On July 7, 1937 the Marco Polo Bridge incident broke out, marking the start of China entering the second world war, known locally as the War of Resistance against Japanese Aggression. On July 28 Japanese forces captured Beiping (as it was then known) and entered the Inner City via Zhengyangmen on August 8th.

But on January 31, 1949, Beiping was peacefully liberated; and on February 3rd the PLA marched into the city in a grand ceremony.

Here’s a close up of the PLA passing through the gate…

If we fast forward to 1990, this is what the Gatehouse and Archery towers looked like…

And 14 years later, on October 9, 2004, the opening ceremony of the Sino-French Culture Year was held at Tiananmen with the Gatehouse Tower used as a backdrop for the French flag in not very subtle lighting.

2008, of course, was when the Oympics came to town; and the Chinese used the event to show off the country to the world. Ten million RMB were invested in the repair of the Gatehouse and Archery tower.

The museum also has loads of little did-you-know factoids positioned throughout. Did you know, for instance, that in the Ming, Qing and ROC period, women in Beijing would go to touch the doornails of the gate on the 15th day of the 1st lunar month every year since it was said that they would give birth to boys if they did this. Wow. Talk about gullible! (Do you think anyone asked for their money back?)

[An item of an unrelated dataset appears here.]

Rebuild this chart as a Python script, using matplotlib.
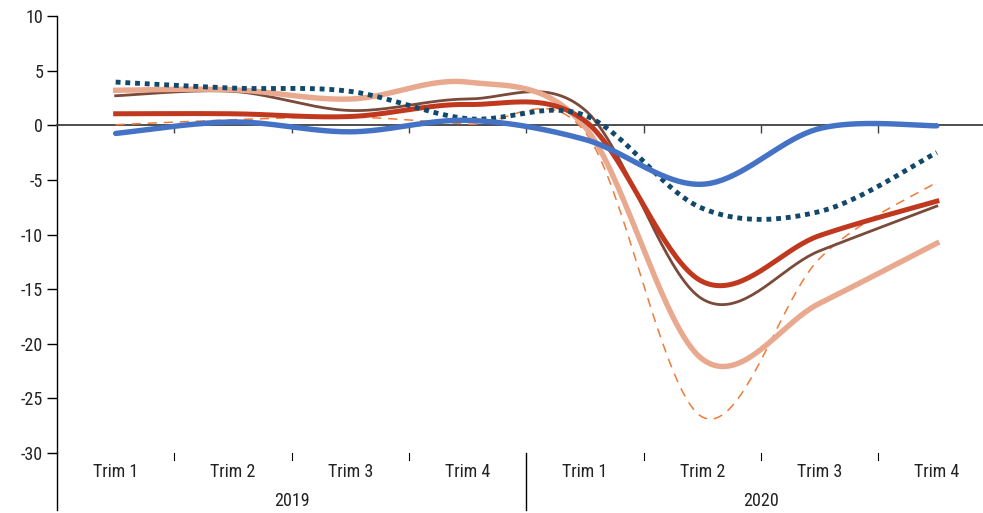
import numpy as np
import matplotlib
matplotlib.use("Agg")
import matplotlib.pyplot as plt
from matplotlib import font_manager
import matplotlib.transforms as mtransforms

# ---- data ----
quarters = ["Trim 1", "Trim 2", "Trim 3", "Trim 4", "Trim 1", "Trim 2", "Trim 3", "Trim 4"]
years = ["2019", "2020"]
blue = [-0.75, 0.3, -0.6, 0.45, -1.3, -5.4, -0.3, -0.05]
navy_dotted = [3.95, 3.4, 3.1, 0.6, 0.9, -7.6, -7.9, -2.5]
salmon = [3.2, 3.25, 2.4, 3.95, -0.15, -21.4, -16.3, -10.8]
brown = [2.7, 3.1, 1.35, 2.4, 1.4, -15.9, -11.5, -7.4]
red = [1.05, 1.05, 0.8, 1.9, 0.4, -14.3, -10.1, -6.95]
orange_dashed = [0.05, 0.5, 0.75, 0.1, -0.6, -26.7, -12.2, -5.2]
yticks = [10, 5, 0, -5, -10, -15, -20, -25, -30]

# ---- fonts ----
avail = {f.name for f in font_manager.fontManager.ttflist}
fam = [f for f in ["Liberation Sans Narrow", "Roboto Condensed", "Liberation Sans", "DejaVu Sans"] if f in avail]
plt.rcParams["font.family"] = fam
plt.rcParams["axes.unicode_minus"] = False


def smooth(vals, n=40):
    p = np.asarray(vals, dtype=float)
    xs = np.arange(len(p), dtype=float)
    pp = np.concatenate([[p[0]], p, [p[-1]]])
    xx = np.concatenate([[xs[0]], xs, [xs[-1]]])
    ox, oy = [], []
    for i in range(len(p) - 1):
        x0, x1 = xs[i], xs[i + 1]
        y0, y1 = p[i], p[i + 1]
        cx1 = x0 + (xx[i + 2] - xx[i]) / 6.0
        cy1 = y0 + (pp[i + 2] - pp[i]) / 6.0
        cx2 = x1 - (xx[i + 3] - xx[i + 1]) / 6.0
        cy2 = y1 - (pp[i + 3] - pp[i + 1]) / 6.0
        t = np.linspace(0, 1, n, endpoint=(i == len(p) - 2))
        b0 = (1 - t) ** 3
        b1 = 3 * (1 - t) ** 2 * t
        b2 = 3 * (1 - t) * t ** 2
        b3 = t ** 3
        ox.append(b0 * x0 + b1 * cx1 + b2 * cx2 + b3 * x1)
        oy.append(b0 * y0 + b1 * cy1 + b2 * cy2 + b3 * y1)
    return np.concatenate(ox), np.concatenate(oy)


W, H = 983, 513
fig = plt.figure(figsize=(W / 100, H / 100), dpi=100)
left_px, right_px, top_px, bot_px = 57, 995.5, 16, 453
ax = fig.add_axes([left_px / W, 1 - bot_px / H, (right_px - left_px) / W, (bot_px - top_px) / H])
ax.set_xlim(-0.5, 7.5)
ax.set_ylim(-30, 10)

series = [
    (orange_dashed, dict(color="#F07A3A", lw=1.1, ls=(0, (6, 4.5)))),
    (brown, dict(color="#7A4A3A", lw=2.0)),
    (salmon, dict(color="#E9A98F", lw=3.9)),
    (red, dict(color="#C0391F", lw=3.6)),
    (navy_dotted, dict(color="#12496B", lw=3.5, ls=(0, (1, 1.0)))),
    (blue, dict(color="#4472C4", lw=3.9, solid_capstyle="round")),
]
for vals, kw in series:
    sx, sy = smooth(vals)
    ax.plot(sx, sy, zorder=3, **kw)

# spines
for s in ["top", "right"]:
    ax.spines[s].set_visible(False)
ax.spines["bottom"].set_position(("data", 0))
ax.spines["bottom"].set_color("#404040")
ax.spines["bottom"].set_linewidth(1.3)
ax.spines["left"].set_color("black")
ax.spines["left"].set_linewidth(1.0)

ax.set_xticks([k + 0.5 for k in range(7)])
ax.set_xticklabels([])
ax.tick_params(axis="x", direction="out", length=6, width=1.0, color="#404040")
ax.set_yticks(yticks)
ax.set_yticklabels([str(v) for v in yticks], fontsize=13, color="#222222")
ax.tick_params(axis="y", direction="out", length=7, width=1.0, color="black", pad=3)

# category axis below plot area
trans = mtransforms.blended_transform_factory(ax.transData, ax.transAxes)
axh = bot_px - top_px
def ay(px_below):
    return -(px_below) / axh

ax.plot([-0.5, -0.5], [0, ay(57)], transform=trans, color="black", lw=1.0, clip_on=False)
for k in range(7):
    xb = k + 0.5
    if k == 3:
        ax.plot([xb, xb], [0, ay(57)], transform=trans, color="black", lw=1.0, clip_on=False)
    else:
        ax.plot([xb, xb], [0, ay(7)], transform=trans, color="black", lw=0.8, clip_on=False)
for i, q in enumerate(quarters):
    ax.text(i, ay(19), q, transform=trans, ha="center", va="center", fontsize=13, color="#222222")
for j, yr in enumerate(years):
    ax.text(1.5 + 4 * j, ay(48), yr, transform=trans, ha="center", va="center", fontsize=13, color="#222222")

fig.savefig("out.png", dpi=100)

Another little factoid…Daqianmen cigarettes were launched by the British and American Tobacco Company in 1916. The trademark of Daqianmen was put into state ownership in 1962 and jointly owned by Shanghai, Qingdao and Tianjin cigarette factories

And one more factoid to keep you interested. The kilometre zero point for highways in China (a bit like the original milepost for London being at Charing Cross station) is located just outside Zhengyangmen. It is marked with a plaque in the ground, with the four cardinal points, four animals, and "Zero Point of Highways, China" written in both English and Chinese. Zero Point was approved by the State Council and installed in September 2006. Four ancient Chinese mythical animals – a Qinglong (Green Dragon), Baihu (White Tiger), Zhuque (Vermilion bird) and Xuanwu (Black Tortoise) represent East, West, South and North. Meanwhile the wheel in the centre represents the system of highways radiating to all parts of China.